* **Records with drawing code**:
+===+

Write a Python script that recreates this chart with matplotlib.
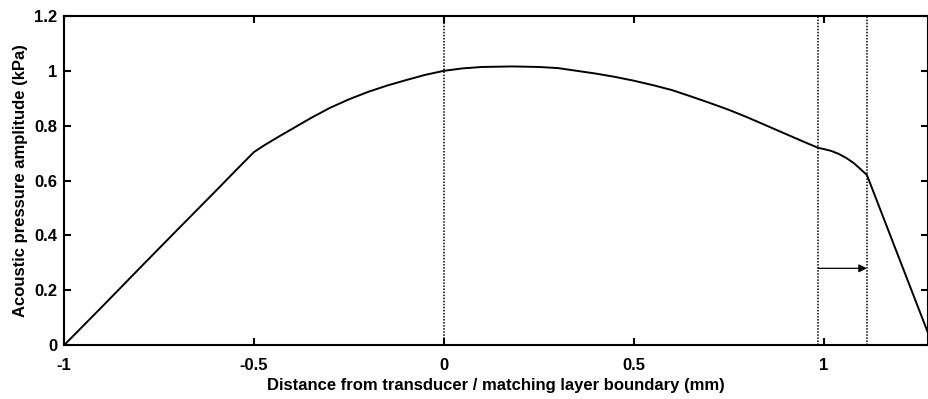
import numpy as np
import matplotlib.pyplot as plt

plt.rcParams['font.family'] = ['Liberation Sans', 'DejaVu Sans']
plt.rcParams['font.weight'] = 'bold'

# pressure amplitude along the propagation axis (mm, kPa)
dist = [-1.0, -0.9, -0.8, -0.7, -0.6, -0.55, -0.5,
        -0.47, -0.43, -0.4, -0.35, -0.3, -0.25, -0.2, -0.15, -0.1, -0.05,
        0.0, 0.05, 0.1, 0.18, 0.25, 0.3, 0.35, 0.4, 0.45, 0.5,
        0.55, 0.6, 0.65, 0.7, 0.75, 0.8, 0.85, 0.9, 0.95, 0.986,
        1.0, 1.02, 1.04, 1.06, 1.08, 1.1, 1.114,
        1.275]
pressure = [0.0, 0.14, 0.282, 0.423, 0.563, 0.634, 0.704,
            0.731, 0.764, 0.788, 0.828, 0.865, 0.896, 0.923, 0.946, 0.966, 0.985,
            1.0, 1.009, 1.014, 1.016, 1.014, 1.01, 1.0, 0.99, 0.978, 0.964,
            0.948, 0.93, 0.907, 0.883, 0.858, 0.83, 0.8, 0.77, 0.74, 0.719,
            0.715, 0.708, 0.697, 0.682, 0.663, 0.638, 0.62,
            0.044]

# layer boundaries and shift arrow
boundaries = [0.0, 0.986, 1.114]
arrow_y = 0.28

fig = plt.figure(figsize=(9.29, 3.99), dpi=100)
ax = fig.add_axes([0.069, 0.135, 0.93, 0.825])

ax.plot(dist, pressure, color='black', lw=1.4)
for b in boundaries:
    ax.axvline(b, color='black', lw=1.1, linestyle=(0, (1, 1)))
ax.annotate('', xy=(boundaries[2], arrow_y), xytext=(boundaries[1], arrow_y),
            arrowprops=dict(arrowstyle='-|>', color='black', lw=0.9,
                            mutation_scale=12, shrinkA=0, shrinkB=0))

ax.set_xlim(-1, 1.275)
ax.set_ylim(0, 1.2)
ax.set_xticks([-1, -0.5, 0, 0.5, 1])
ax.set_xticklabels(['-1', '-0.5', '0', '0.5', '1'])
ax.set_yticks([0, 0.2, 0.4, 0.6, 0.8, 1.0, 1.2])
ax.set_yticklabels(['0', '0.2', '0.4', '0.6', '0.8', '1', '1.2'])
ax.tick_params(direction='in', length=5, width=1.5, top=True, right=True,
               labelsize=12)
ax.tick_params(axis='x', pad=9)
ax.tick_params(axis='y', pad=5)
for s in ax.spines.values():
    s.set_linewidth(1.5)

ax.set_xlabel('Distance from transducer / matching layer boundary (mm)',
              fontsize=12, fontweight='bold', labelpad=4)
ax.set_ylabel('Acoustic pressure amplitude (kPa)', fontsize=12,
              fontweight='bold', labelpad=4)

fig.savefig('out.png', dpi=100)
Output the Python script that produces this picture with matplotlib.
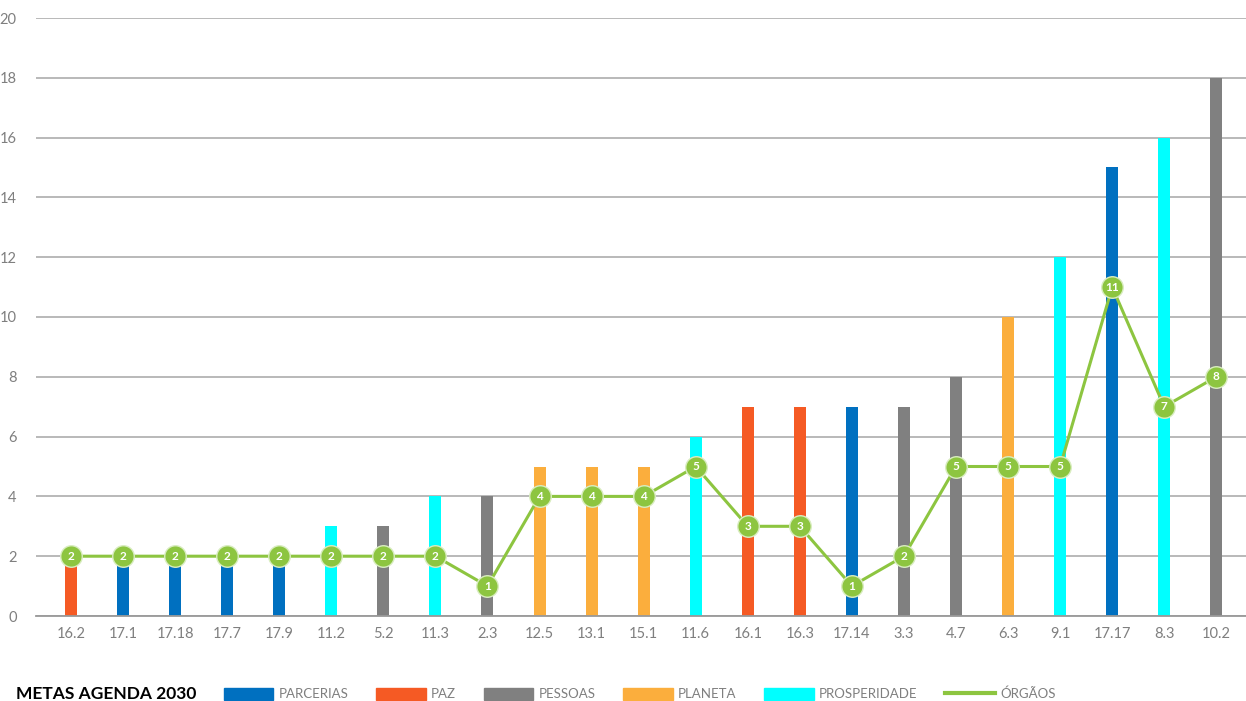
#Metas Agenda 2030 - bars by pillar plus number of organs (line)

import numpy as np
import matplotlib.pyplot as plt
from matplotlib.patches import Patch
from matplotlib.lines import Line2D

plt.rcParams['font.family'] = ['Lato', 'DejaVu Sans']

#Data
metas = ['16.2', '17.1', '17.18', '17.7', '17.9', '11.2', '5.2', '11.3', '2.3', '12.5',
         '13.1', '15.1', '11.6', '16.1', '16.3', '17.14', '3.3', '4.7', '6.3', '9.1',
         '17.17', '8.3', '10.2']
valores = [2, 2, 2, 2, 2, 3, 3, 4, 4, 5, 5, 5, 6, 7, 7, 7, 7, 8, 10, 12, 15, 16, 18]
eixo = ['PAZ', 'PARCERIAS', 'PARCERIAS', 'PARCERIAS', 'PARCERIAS', 'PROSPERIDADE', 'PESSOAS',
        'PROSPERIDADE', 'PESSOAS', 'PLANETA', 'PLANETA', 'PLANETA', 'PROSPERIDADE', 'PAZ',
        'PAZ', 'PARCERIAS', 'PESSOAS', 'PESSOAS', 'PLANETA', 'PROSPERIDADE', 'PARCERIAS',
        'PROSPERIDADE', 'PESSOAS']
orgaos = [2, 2, 2, 2, 2, 2, 2, 2, 1, 4, 4, 4, 5, 3, 3, 1, 2, 5, 5, 5, 11, 7, 8]

grupos = ['PARCERIAS', 'PAZ', 'PESSOAS', 'PLANETA', 'PROSPERIDADE']
cores = {'PARCERIAS': '#0070C0', 'PAZ': '#F55A24', 'PESSOAS': '#808080',
         'PLANETA': '#FBAE3D', 'PROSPERIDADE': '#00FFFF'}
verde = '#8DC540'
cinza = '#7F7F7F'

fig = plt.figure(figsize=(12.46, 7.01), dpi=100)
ax = fig.add_axes([36/1246, 1 - 616/701, 1 - 36/1246, (616 - 18)/701])

x = np.arange(len(metas))
ax.bar(x, valores, width=0.23, color=[cores[e] for e in eixo], zorder=2)

ax.plot(x, orgaos, color=verde, lw=2.2, marker='o', markersize=15.5,
        markerfacecolor=verde, markeredgecolor='#D9EDC0', markeredgewidth=1, zorder=3)
for xi, v in zip(x, orgaos):
    ax.text(xi, v, str(v), ha='center', va='center', color='white',
            fontsize=8.5, fontweight='bold', zorder=4)

ax.set_ylim(0, 20)
ax.set_yticks(range(0, 21, 2))
ax.set_xlim(-0.672, 22.57)
ax.set_xticks(x)
ax.set_xticklabels(metas)
ax.yaxis.grid(True, color='#B3B3B3', lw=1.3, zorder=0)
ax.set_axisbelow(True)
for s in ['top', 'right', 'left']:
    ax.spines[s].set_visible(False)
ax.spines['bottom'].set_color('#999999')
ax.spines['bottom'].set_linewidth(1.3)
ax.tick_params(axis='both', length=0, colors=cinza, labelsize=10.5)
ax.tick_params(axis='y', pad=14)
ax.tick_params(axis='x', pad=8)

#Legend
fig.text(16/1246, 1 - 694/701, 'METAS AGENDA 2030', fontsize=12.5, fontweight='bold',
         color='black', va='center', ha='left')
handles = [Patch(color=cores[g]) for g in grupos] + [Line2D([], [], color=verde, lw=3)]
labels = grupos + ['ÓRGÃOS']
leg = fig.legend(handles, labels, loc='center left', bbox_to_anchor=(224/1246, 1 - 694/701),
                 ncol=6, frameon=False, fontsize=9.5, handlelength=3.75, handleheight=1.1,
                 handletextpad=0.4, columnspacing=2.1, borderaxespad=0, borderpad=0)
for t in leg.get_texts():
    t.set_color(cinza)

fig.savefig('out.png', dpi=100)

+===+

Omit all pictures while transcribing the entries verbatim.

* **WORKED SOLUTION**:
Write a Python script that recreates this chart with matplotlib.
import numpy as np
import matplotlib.pyplot as plt

plt.rcParams['font.family'] = ['Liberation Sans', 'DejaVu Sans']
plt.rcParams['font.weight'] = 'bold'

# pressure amplitude along the propagation axis (mm, kPa)
dist = [-1.0, -0.9, -0.8, -0.7, -0.6, -0.55, -0.5,
        -0.47, -0.43, -0.4, -0.35, -0.3, -0.25, -0.2, -0.15, -0.1, -0.05,
        0.0, 0.05, 0.1, 0.18, 0.25, 0.3, 0.35, 0.4, 0.45, 0.5,
        0.55, 0.6, 0.65, 0.7, 0.75, 0.8, 0.85, 0.9, 0.95, 0.986,
        1.0, 1.02, 1.04, 1.06, 1.08, 1.1, 1.114,
        1.275]
pressure = [0.0, 0.14, 0.282, 0.423, 0.563, 0.634, 0.704,
            0.731, 0.764, 0.788, 0.828, 0.865, 0.896, 0.923, 0.946, 0.966, 0.985,
            1.0, 1.009, 1.014, 1.016, 1.014, 1.01, 1.0, 0.99, 0.978, 0.964,
            0.948, 0.93, 0.907, 0.883, 0.858, 0.83, 0.8, 0.77, 0.74, 0.719,
            0.715, 0.708, 0.697, 0.682, 0.663, 0.638, 0.62,
            0.044]

# layer boundaries and shift arrow
boundaries = [0.0, 0.986, 1.114]
arrow_y = 0.28

fig = plt.figure(figsize=(9.29, 3.99), dpi=100)
ax = fig.add_axes([0.069, 0.135, 0.93, 0.825])

ax.plot(dist, pressure, color='black', lw=1.4)
for b in boundaries:
    ax.axvline(b, color='black', lw=1.1, linestyle=(0, (1, 1)))
ax.annotate('', xy=(boundaries[2], arrow_y), xytext=(boundaries[1], arrow_y),
            arrowprops=dict(arrowstyle='-|>', color='black', lw=0.9,
                            mutation_scale=12, shrinkA=0, shrinkB=0))

ax.set_xlim(-1, 1.275)
ax.set_ylim(0, 1.2)
ax.set_xticks([-1, -0.5, 0, 0.5, 1])
ax.set_xticklabels(['-1', '-0.5', '0', '0.5', '1'])
ax.set_yticks([0, 0.2, 0.4, 0.6, 0.8, 1.0, 1.2])
ax.set_yticklabels(['0', '0.2', '0.4', '0.6', '0.8', '1', '1.2'])
ax.tick_params(direction='in', length=5, width=1.5, top=True, right=True,
               labelsize=12)
ax.tick_params(axis='x', pad=9)
ax.tick_params(axis='y', pad=5)
for s in ax.spines.values():
    s.set_linewidth(1.5)

ax.set_xlabel('Distance from transducer / matching layer boundary (mm)',
              fontsize=12, fontweight='bold', labelpad=4)
ax.set_ylabel('Acoustic pressure amplitude (kPa)', fontsize=12,
              fontweight='bold', labelpad=4)

fig.savefig('out.png', dpi=100)
Output the Python script that produces this picture with matplotlib.
#Metas Agenda 2030 - bars by pillar plus number of organs (line)

import numpy as np
import matplotlib.pyplot as plt
from matplotlib.patches import Patch
from matplotlib.lines import Line2D

plt.rcParams['font.family'] = ['Lato', 'DejaVu Sans']

#Data
metas = ['16.2', '17.1', '17.18', '17.7', '17.9', '11.2', '5.2', '11.3', '2.3', '12.5',
         '13.1', '15.1', '11.6', '16.1', '16.3', '17.14', '3.3', '4.7', '6.3', '9.1',
         '17.17', '8.3', '10.2']
valores = [2, 2, 2, 2, 2, 3, 3, 4, 4, 5, 5, 5, 6, 7, 7, 7, 7, 8, 10, 12, 15, 16, 18]
eixo = ['PAZ', 'PARCERIAS', 'PARCERIAS', 'PARCERIAS', 'PARCERIAS', 'PROSPERIDADE', 'PESSOAS',
        'PROSPERIDADE', 'PESSOAS', 'PLANETA', 'PLANETA', 'PLANETA', 'PROSPERIDADE', 'PAZ',
        'PAZ', 'PARCERIAS', 'PESSOAS', 'PESSOAS', 'PLANETA', 'PROSPERIDADE', 'PARCERIAS',
        'PROSPERIDADE', 'PESSOAS']
orgaos = [2, 2, 2, 2, 2, 2, 2, 2, 1, 4, 4, 4, 5, 3, 3, 1, 2, 5, 5, 5, 11, 7, 8]

grupos = ['PARCERIAS', 'PAZ', 'PESSOAS', 'PLANETA', 'PROSPERIDADE']
cores = {'PARCERIAS': '#0070C0', 'PAZ': '#F55A24', 'PESSOAS': '#808080',
         'PLANETA': '#FBAE3D', 'PROSPERIDADE': '#00FFFF'}
verde = '#8DC540'
cinza = '#7F7F7F'

fig = plt.figure(figsize=(12.46, 7.01), dpi=100)
ax = fig.add_axes([36/1246, 1 - 616/701, 1 - 36/1246, (616 - 18)/701])

x = np.arange(len(metas))
ax.bar(x, valores, width=0.23, color=[cores[e] for e in eixo], zorder=2)

ax.plot(x, orgaos, color=verde, lw=2.2, marker='o', markersize=15.5,
        markerfacecolor=verde, markeredgecolor='#D9EDC0', markeredgewidth=1, zorder=3)
for xi, v in zip(x, orgaos):
    ax.text(xi, v, str(v), ha='center', va='center', color='white',
            fontsize=8.5, fontweight='bold', zorder=4)

ax.set_ylim(0, 20)
ax.set_yticks(range(0, 21, 2))
ax.set_xlim(-0.672, 22.57)
ax.set_xticks(x)
ax.set_xticklabels(metas)
ax.yaxis.grid(True, color='#B3B3B3', lw=1.3, zorder=0)
ax.set_axisbelow(True)
for s in ['top', 'right', 'left']:
    ax.spines[s].set_visible(False)
ax.spines['bottom'].set_color('#999999')
ax.spines['bottom'].set_linewidth(1.3)
ax.tick_params(axis='both', length=0, colors=cinza, labelsize=10.5)
ax.tick_params(axis='y', pad=14)
ax.tick_params(axis='x', pad=8)

#Legend
fig.text(16/1246, 1 - 694/701, 'METAS AGENDA 2030', fontsize=12.5, fontweight='bold',
         color='black', va='center', ha='left')
handles = [Patch(color=cores[g]) for g in grupos] + [Line2D([], [], color=verde, lw=3)]
labels = grupos + ['ÓRGÃOS']
leg = fig.legend(handles, labels, loc='center left', bbox_to_anchor=(224/1246, 1 - 694/701),
                 ncol=6, frameon=False, fontsize=9.5, handlelength=3.75, handleheight=1.1,
                 handletextpad=0.4, columnspacing=2.1, borderaxespad=0, borderpad=0)
for t in leg.get_texts():
    t.set_color(cinza)

fig.savefig('out.png', dpi=100)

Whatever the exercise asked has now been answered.